I thought I’d taken care of this already, but Fred Reed bitchslaps Maureen Dowd again, just for good measure:
In a recent column, headed “Men Just Want Mommy,” Maureen tells us, “A few years ago at a White House Correspondents’ dinner, I met a very beautiful actress. Within moments, she blurted out: ‘I can’t believe I’m 46 and not married. Men only want to marry their personal assistants or PR women.’”
The bastards.
Here we have the eternal cry (at least it’s beginning to feel eternal) of the unhappy feminist: “The whole world can’t stand me. What’s wrong with the whole world?” If men don’t want to marry a self-absorbed menopausing ocelot, there is something wrong with men. I listen to this stuff and I want to marry someone’s personal assistant, just to be sure I don’t get drunk and marry a very beautiful actress.
But more of Maureen and the personal assistants. She continues observantly, “I’d been noticing a trend along these lines, as famous and powerful men took up with the young women whose job it was to tend to them and care for them in some way: their secretaries, assistants, nannies, caterers, flight attendants, researchers and fact-checkers.” Men want to marry Mommy, she implies, with forty-weight passive-aggressiveness you could lube a diesel with.

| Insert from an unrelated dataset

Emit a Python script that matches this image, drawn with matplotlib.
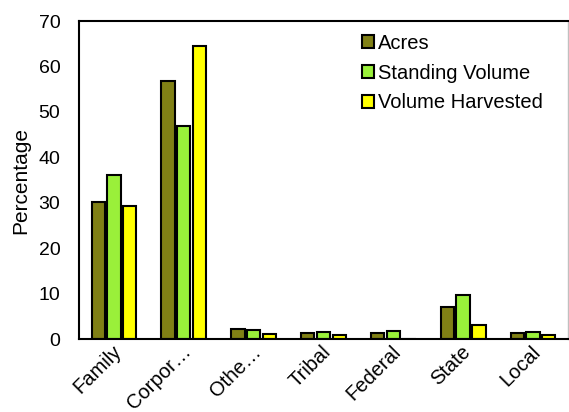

Actually, what men very much do not want is to marry Mommy. The problem for Maureen is that she is Mommy: censorious, moralizing, self-pitying, endlessly instructive, and so achingly tedious that men find themselves thinking of moldy bath sponges.
There is a reason, after all, why most young men leave home with such alacrity that one might be excused for thinking that it is on fire. Marrying a nanny doesn’t mean that you want someone to nanny you, it means you want someone who will do an excellent job of raising your children. And I daresay I know rather better than MS Dowd whereof I speak, since I married a nanny myself.
I’ve said this before and I’m sure I’ll have to say it again, but here it is anyhow: if someone – anyone – doesn’t want to be around you, the problem is not with them. The problem is with you.